## Plotting code records
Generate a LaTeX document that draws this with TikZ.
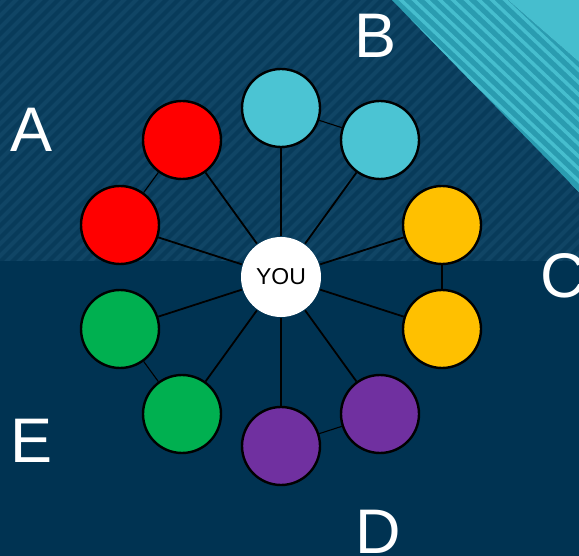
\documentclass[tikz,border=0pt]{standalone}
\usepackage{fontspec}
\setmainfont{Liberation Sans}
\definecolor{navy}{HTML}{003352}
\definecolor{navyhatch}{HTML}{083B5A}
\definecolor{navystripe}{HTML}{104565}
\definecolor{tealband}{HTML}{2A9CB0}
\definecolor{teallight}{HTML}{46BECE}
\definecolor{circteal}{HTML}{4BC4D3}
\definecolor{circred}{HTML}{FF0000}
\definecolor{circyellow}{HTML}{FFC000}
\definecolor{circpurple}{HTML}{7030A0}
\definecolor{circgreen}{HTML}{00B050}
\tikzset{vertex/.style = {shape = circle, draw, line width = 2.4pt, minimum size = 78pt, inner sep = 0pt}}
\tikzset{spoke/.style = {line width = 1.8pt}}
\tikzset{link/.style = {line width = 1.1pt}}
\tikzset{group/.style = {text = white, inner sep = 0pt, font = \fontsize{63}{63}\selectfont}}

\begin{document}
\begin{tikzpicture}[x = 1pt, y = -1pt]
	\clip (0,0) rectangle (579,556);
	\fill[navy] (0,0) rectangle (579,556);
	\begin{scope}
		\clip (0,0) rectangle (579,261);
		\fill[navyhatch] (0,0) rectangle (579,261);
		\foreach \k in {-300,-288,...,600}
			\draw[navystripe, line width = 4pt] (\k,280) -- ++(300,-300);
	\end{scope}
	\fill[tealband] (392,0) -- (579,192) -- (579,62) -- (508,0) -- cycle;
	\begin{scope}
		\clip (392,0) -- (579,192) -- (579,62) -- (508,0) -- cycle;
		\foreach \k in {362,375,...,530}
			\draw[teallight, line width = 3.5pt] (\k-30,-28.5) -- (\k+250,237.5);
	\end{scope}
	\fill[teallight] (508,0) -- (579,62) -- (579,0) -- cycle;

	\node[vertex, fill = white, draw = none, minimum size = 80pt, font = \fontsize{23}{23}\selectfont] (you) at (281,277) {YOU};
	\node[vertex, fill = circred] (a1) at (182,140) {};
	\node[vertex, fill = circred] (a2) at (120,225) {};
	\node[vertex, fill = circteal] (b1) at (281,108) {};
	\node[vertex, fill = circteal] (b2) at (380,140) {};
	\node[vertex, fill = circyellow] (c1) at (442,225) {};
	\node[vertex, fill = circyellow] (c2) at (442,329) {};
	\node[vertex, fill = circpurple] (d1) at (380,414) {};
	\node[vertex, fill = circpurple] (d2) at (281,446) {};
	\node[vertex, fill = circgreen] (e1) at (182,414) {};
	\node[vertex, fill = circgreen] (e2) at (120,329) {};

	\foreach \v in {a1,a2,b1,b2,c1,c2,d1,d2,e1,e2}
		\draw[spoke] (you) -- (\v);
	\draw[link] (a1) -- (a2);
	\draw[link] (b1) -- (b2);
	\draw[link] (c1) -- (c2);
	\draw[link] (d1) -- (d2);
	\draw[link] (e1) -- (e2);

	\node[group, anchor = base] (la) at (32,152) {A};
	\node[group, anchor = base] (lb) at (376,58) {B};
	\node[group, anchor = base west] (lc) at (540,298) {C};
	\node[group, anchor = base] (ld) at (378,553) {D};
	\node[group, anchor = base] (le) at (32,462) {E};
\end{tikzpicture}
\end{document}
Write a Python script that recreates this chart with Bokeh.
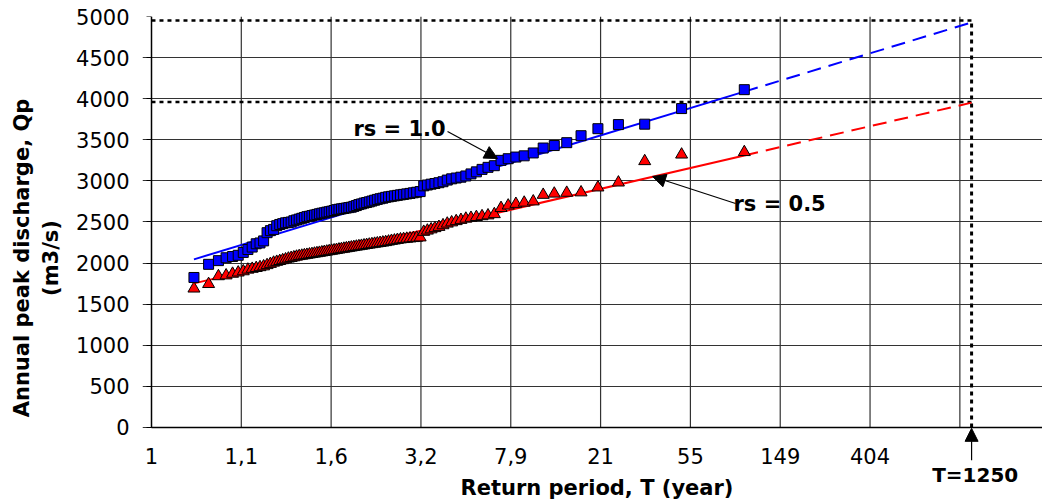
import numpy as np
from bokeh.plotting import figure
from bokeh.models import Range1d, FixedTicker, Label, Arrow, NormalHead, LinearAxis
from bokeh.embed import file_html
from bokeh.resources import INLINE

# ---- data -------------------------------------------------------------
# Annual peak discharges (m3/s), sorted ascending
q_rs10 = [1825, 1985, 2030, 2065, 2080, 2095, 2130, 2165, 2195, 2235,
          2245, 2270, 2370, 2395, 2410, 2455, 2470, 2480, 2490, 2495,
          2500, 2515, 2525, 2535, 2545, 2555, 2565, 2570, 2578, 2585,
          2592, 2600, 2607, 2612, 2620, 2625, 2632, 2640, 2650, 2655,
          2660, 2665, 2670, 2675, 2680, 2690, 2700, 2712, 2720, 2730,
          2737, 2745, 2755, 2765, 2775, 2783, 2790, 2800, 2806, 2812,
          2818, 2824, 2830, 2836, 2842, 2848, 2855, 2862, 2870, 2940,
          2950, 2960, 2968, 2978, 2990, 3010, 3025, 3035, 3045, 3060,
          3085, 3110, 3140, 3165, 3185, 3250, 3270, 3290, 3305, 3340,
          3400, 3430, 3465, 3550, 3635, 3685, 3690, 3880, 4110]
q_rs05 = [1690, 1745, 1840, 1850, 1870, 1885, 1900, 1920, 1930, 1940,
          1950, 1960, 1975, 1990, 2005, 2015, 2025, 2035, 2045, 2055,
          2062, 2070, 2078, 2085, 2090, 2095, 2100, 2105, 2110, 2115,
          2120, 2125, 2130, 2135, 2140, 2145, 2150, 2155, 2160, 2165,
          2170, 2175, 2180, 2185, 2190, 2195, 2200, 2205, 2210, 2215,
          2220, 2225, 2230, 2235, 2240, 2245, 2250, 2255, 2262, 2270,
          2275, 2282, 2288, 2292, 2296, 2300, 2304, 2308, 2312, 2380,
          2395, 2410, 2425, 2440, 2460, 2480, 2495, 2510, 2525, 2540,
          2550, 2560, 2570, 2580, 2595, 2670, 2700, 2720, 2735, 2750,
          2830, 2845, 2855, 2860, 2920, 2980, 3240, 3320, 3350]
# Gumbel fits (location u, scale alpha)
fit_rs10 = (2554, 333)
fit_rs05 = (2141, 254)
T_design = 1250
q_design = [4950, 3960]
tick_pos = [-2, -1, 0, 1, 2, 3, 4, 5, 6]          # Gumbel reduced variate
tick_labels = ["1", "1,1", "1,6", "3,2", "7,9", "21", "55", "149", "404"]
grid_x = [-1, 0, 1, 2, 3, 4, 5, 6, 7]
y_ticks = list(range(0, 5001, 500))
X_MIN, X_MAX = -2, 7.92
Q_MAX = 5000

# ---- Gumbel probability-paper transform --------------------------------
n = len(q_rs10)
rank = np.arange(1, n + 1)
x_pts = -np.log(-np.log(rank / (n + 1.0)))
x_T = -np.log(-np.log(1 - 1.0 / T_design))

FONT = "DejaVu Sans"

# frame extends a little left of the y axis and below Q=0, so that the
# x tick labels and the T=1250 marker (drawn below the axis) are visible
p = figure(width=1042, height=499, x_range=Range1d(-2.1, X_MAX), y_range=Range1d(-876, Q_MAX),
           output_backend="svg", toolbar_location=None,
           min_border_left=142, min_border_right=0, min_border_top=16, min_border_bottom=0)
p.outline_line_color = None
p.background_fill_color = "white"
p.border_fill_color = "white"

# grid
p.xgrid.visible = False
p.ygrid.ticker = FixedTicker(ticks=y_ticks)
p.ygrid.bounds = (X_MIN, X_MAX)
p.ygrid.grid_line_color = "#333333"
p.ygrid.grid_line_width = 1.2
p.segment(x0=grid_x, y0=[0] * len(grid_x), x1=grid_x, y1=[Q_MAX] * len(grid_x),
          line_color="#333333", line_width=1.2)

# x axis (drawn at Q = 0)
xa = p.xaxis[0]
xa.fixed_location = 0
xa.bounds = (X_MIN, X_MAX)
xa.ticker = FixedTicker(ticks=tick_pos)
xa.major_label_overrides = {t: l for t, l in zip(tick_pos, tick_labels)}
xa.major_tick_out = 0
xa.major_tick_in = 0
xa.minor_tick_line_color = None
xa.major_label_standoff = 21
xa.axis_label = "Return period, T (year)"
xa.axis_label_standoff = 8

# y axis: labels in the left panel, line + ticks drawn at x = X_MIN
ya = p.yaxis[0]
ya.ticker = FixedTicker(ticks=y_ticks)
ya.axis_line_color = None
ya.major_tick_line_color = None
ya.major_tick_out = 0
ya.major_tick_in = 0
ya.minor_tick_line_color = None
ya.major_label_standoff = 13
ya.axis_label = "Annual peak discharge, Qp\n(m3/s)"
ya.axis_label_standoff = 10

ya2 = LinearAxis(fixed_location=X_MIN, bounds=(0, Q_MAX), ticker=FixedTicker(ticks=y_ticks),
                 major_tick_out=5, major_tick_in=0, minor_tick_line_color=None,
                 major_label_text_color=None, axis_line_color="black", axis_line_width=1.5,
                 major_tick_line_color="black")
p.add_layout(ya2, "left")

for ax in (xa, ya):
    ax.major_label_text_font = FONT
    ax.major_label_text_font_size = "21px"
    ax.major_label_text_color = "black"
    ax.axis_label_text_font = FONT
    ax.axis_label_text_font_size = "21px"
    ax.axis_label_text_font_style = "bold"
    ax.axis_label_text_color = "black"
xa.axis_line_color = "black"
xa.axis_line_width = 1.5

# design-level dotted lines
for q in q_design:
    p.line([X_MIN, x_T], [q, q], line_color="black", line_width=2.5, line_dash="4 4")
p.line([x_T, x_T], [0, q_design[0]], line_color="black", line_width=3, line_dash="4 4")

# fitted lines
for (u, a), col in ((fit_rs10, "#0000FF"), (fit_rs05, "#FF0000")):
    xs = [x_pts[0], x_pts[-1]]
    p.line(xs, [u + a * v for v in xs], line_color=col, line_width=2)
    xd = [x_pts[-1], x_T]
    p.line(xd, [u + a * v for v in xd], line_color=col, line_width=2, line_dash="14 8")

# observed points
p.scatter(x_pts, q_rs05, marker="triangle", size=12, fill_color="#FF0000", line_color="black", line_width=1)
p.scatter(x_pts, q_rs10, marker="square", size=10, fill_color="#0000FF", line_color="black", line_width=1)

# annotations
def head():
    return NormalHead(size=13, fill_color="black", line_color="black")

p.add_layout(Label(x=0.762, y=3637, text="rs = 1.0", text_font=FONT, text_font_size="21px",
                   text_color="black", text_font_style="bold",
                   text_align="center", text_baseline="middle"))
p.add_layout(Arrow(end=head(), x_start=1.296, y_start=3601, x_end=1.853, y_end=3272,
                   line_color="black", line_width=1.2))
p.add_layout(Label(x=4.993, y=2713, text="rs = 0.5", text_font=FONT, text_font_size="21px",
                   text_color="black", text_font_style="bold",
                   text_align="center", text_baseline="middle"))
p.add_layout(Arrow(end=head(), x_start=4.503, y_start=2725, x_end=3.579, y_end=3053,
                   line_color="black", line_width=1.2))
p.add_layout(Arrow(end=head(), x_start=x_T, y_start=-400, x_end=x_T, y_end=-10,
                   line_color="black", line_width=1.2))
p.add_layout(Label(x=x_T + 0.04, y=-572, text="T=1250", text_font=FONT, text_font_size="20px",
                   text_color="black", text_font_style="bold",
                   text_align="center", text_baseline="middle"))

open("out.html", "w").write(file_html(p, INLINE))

## Task to complete
Using the data above, print only the lines starting at the one with "Write a Python" and ending at the one with "Q_MAX = 5000", exactly as they stand, minus the pictures.

## Solved problem
Write a Python script that recreates this chart with Bokeh.
import numpy as np
from bokeh.plotting import figure
from bokeh.models import Range1d, FixedTicker, Label, Arrow, NormalHead, LinearAxis
from bokeh.embed import file_html
from bokeh.resources import INLINE

# ---- data -------------------------------------------------------------
# Annual peak discharges (m3/s), sorted ascending
q_rs10 = [1825, 1985, 2030, 2065, 2080, 2095, 2130, 2165, 2195, 2235,
          2245, 2270, 2370, 2395, 2410, 2455, 2470, 2480, 2490, 2495,
          2500, 2515, 2525, 2535, 2545, 2555, 2565, 2570, 2578, 2585,
          2592, 2600, 2607, 2612, 2620, 2625, 2632, 2640, 2650, 2655,
          2660, 2665, 2670, 2675, 2680, 2690, 2700, 2712, 2720, 2730,
          2737, 2745, 2755, 2765, 2775, 2783, 2790, 2800, 2806, 2812,
          2818, 2824, 2830, 2836, 2842, 2848, 2855, 2862, 2870, 2940,
          2950, 2960, 2968, 2978, 2990, 3010, 3025, 3035, 3045, 3060,
          3085, 3110, 3140, 3165, 3185, 3250, 3270, 3290, 3305, 3340,
          3400, 3430, 3465, 3550, 3635, 3685, 3690, 3880, 4110]
q_rs05 = [1690, 1745, 1840, 1850, 1870, 1885, 1900, 1920, 1930, 1940,
          1950, 1960, 1975, 1990, 2005, 2015, 2025, 2035, 2045, 2055,
          2062, 2070, 2078, 2085, 2090, 2095, 2100, 2105, 2110, 2115,
          2120, 2125, 2130, 2135, 2140, 2145, 2150, 2155, 2160, 2165,
          2170, 2175, 2180, 2185, 2190, 2195, 2200, 2205, 2210, 2215,
          2220, 2225, 2230, 2235, 2240, 2245, 2250, 2255, 2262, 2270,
          2275, 2282, 2288, 2292, 2296, 2300, 2304, 2308, 2312, 2380,
          2395, 2410, 2425, 2440, 2460, 2480, 2495, 2510, 2525, 2540,
          2550, 2560, 2570, 2580, 2595, 2670, 2700, 2720, 2735, 2750,
          2830, 2845, 2855, 2860, 2920, 2980, 3240, 3320, 3350]
# Gumbel fits (location u, scale alpha)
fit_rs10 = (2554, 333)
fit_rs05 = (2141, 254)
T_design = 1250
q_design = [4950, 3960]
tick_pos = [-2, -1, 0, 1, 2, 3, 4, 5, 6]          # Gumbel reduced variate
tick_labels = ["1", "1,1", "1,6", "3,2", "7,9", "21", "55", "149", "404"]
grid_x = [-1, 0, 1, 2, 3, 4, 5, 6, 7]
y_ticks = list(range(0, 5001, 500))
X_MIN, X_MAX = -2, 7.92
Q_MAX = 5000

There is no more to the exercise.